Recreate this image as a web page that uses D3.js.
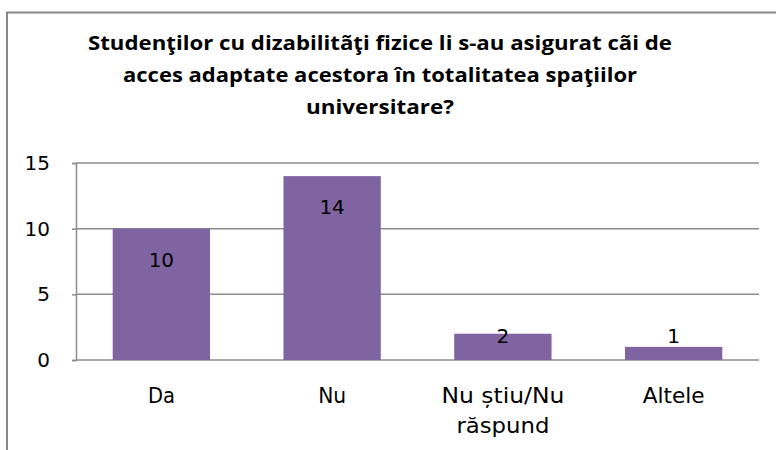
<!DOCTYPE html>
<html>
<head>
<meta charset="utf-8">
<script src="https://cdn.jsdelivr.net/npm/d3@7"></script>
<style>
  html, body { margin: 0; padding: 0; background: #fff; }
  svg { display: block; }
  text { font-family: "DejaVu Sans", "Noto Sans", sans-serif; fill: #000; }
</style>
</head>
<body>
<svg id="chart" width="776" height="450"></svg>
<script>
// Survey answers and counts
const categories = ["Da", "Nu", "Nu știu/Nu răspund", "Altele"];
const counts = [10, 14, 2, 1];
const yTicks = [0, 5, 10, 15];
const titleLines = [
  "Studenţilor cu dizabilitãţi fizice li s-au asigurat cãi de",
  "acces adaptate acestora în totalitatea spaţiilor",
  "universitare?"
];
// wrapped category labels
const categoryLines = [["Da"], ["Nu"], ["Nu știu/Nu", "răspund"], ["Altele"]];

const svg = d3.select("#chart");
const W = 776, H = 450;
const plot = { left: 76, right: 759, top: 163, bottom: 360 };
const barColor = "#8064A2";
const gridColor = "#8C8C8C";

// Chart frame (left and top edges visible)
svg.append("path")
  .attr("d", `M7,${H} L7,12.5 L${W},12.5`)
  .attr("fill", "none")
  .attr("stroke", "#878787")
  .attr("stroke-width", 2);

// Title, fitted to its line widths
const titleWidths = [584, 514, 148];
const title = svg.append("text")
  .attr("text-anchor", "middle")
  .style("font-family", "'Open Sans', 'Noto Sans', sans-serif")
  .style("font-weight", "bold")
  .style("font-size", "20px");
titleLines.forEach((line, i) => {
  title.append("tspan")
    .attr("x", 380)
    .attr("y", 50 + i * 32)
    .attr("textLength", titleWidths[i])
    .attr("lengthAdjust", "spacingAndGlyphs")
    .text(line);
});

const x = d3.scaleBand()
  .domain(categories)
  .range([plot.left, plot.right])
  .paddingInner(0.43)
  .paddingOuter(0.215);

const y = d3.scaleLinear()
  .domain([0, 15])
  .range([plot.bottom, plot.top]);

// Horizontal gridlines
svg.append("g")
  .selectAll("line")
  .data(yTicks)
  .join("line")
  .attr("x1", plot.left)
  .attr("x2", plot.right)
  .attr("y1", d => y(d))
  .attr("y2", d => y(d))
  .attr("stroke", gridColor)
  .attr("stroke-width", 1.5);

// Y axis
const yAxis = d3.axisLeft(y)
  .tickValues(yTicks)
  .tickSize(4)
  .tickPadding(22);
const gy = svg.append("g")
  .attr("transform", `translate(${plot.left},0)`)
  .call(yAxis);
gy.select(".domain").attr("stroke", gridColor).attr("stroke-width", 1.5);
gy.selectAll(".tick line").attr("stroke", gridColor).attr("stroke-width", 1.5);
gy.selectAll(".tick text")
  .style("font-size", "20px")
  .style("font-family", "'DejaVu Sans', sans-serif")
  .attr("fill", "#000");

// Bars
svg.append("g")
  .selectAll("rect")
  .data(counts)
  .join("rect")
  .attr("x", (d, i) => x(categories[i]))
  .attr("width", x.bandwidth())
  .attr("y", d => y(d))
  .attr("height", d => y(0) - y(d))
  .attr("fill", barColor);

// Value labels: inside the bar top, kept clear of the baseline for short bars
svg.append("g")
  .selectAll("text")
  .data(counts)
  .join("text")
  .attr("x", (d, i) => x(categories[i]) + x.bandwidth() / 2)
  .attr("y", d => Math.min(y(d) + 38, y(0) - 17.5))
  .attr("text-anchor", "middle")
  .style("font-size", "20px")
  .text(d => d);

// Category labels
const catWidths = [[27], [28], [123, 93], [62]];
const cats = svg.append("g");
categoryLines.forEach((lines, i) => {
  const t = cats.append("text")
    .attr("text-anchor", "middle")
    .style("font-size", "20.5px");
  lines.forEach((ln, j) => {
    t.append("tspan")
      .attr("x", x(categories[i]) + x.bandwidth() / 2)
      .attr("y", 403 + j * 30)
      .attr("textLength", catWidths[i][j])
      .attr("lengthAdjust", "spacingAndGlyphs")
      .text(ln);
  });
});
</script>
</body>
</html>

__________

Aim of the exercise: Copy out the data above exactly, except the pictures.

Task response:
Recreate this image as a web page that uses D3.js.
<!DOCTYPE html>
<html>
<head>
<meta charset="utf-8">
<script src="https://cdn.jsdelivr.net/npm/d3@7"></script>
<style>
  html, body { margin: 0; padding: 0; background: #fff; }
  svg { display: block; }
  text { font-family: "DejaVu Sans", "Noto Sans", sans-serif; fill: #000; }
</style>
</head>
<body>
<svg id="chart" width="776" height="450"></svg>
<script>
// Survey answers and counts
const categories = ["Da", "Nu", "Nu știu/Nu răspund", "Altele"];
const counts = [10, 14, 2, 1];
const yTicks = [0, 5, 10, 15];
const titleLines = [
  "Studenţilor cu dizabilitãţi fizice li s-au asigurat cãi de",
  "acces adaptate acestora în totalitatea spaţiilor",
  "universitare?"
];
// wrapped category labels
const categoryLines = [["Da"], ["Nu"], ["Nu știu/Nu", "răspund"], ["Altele"]];

const svg = d3.select("#chart");
const W = 776, H = 450;
const plot = { left: 76, right: 759, top: 163, bottom: 360 };
const barColor = "#8064A2";
const gridColor = "#8C8C8C";

// Chart frame (left and top edges visible)
svg.append("path")
  .attr("d", `M7,${H} L7,12.5 L${W},12.5`)
  .attr("fill", "none")
  .attr("stroke", "#878787")
  .attr("stroke-width", 2);

// Title, fitted to its line widths
const titleWidths = [584, 514, 148];
const title = svg.append("text")
  .attr("text-anchor", "middle")
  .style("font-family", "'Open Sans', 'Noto Sans', sans-serif")
  .style("font-weight", "bold")
  .style("font-size", "20px");
titleLines.forEach((line, i) => {
  title.append("tspan")
    .attr("x", 380)
    .attr("y", 50 + i * 32)
    .attr("textLength", titleWidths[i])
    .attr("lengthAdjust", "spacingAndGlyphs")
    .text(line);
});

const x = d3.scaleBand()
  .domain(categories)
  .range([plot.left, plot.right])
  .paddingInner(0.43)
  .paddingOuter(0.215);

const y = d3.scaleLinear()
  .domain([0, 15])
  .range([plot.bottom, plot.top]);

// Horizontal gridlines
svg.append("g")
  .selectAll("line")
  .data(yTicks)
  .join("line")
  .attr("x1", plot.left)
  .attr("x2", plot.right)
  .attr("y1", d => y(d))
  .attr("y2", d => y(d))
  .attr("stroke", gridColor)
  .attr("stroke-width", 1.5);

// Y axis
const yAxis = d3.axisLeft(y)
  .tickValues(yTicks)
  .tickSize(4)
  .tickPadding(22);
const gy = svg.append("g")
  .attr("transform", `translate(${plot.left},0)`)
  .call(yAxis);
gy.select(".domain").attr("stroke", gridColor).attr("stroke-width", 1.5);
gy.selectAll(".tick line").attr("stroke", gridColor).attr("stroke-width", 1.5);
gy.selectAll(".tick text")
  .style("font-size", "20px")
  .style("font-family", "'DejaVu Sans', sans-serif")
  .attr("fill", "#000");

// Bars
svg.append("g")
  .selectAll("rect")
  .data(counts)
  .join("rect")
  .attr("x", (d, i) => x(categories[i]))
  .attr("width", x.bandwidth())
  .attr("y", d => y(d))
  .attr("height", d => y(0) - y(d))
  .attr("fill", barColor);

// Value labels: inside the bar top, kept clear of the baseline for short bars
svg.append("g")
  .selectAll("text")
  .data(counts)
  .join("text")
  .attr("x", (d, i) => x(categories[i]) + x.bandwidth() / 2)
  .attr("y", d => Math.min(y(d) + 38, y(0) - 17.5))
  .attr("text-anchor", "middle")
  .style("font-size", "20px")
  .text(d => d);

// Category labels
const catWidths = [[27], [28], [123, 93], [62]];
const cats = svg.append("g");
categoryLines.forEach((lines, i) => {
  const t = cats.append("text")
    .attr("text-anchor", "middle")
    .style("font-size", "20.5px");
  lines.forEach((ln, j) => {
    t.append("tspan")
      .attr("x", x(categories[i]) + x.bandwidth() / 2)
      .attr("y", 403 + j * 30)
      .attr("textLength", catWidths[i][j])
      .attr("lengthAdjust", "spacingAndGlyphs")
      .text(ln);
  });
});
</script>
</body>
</html>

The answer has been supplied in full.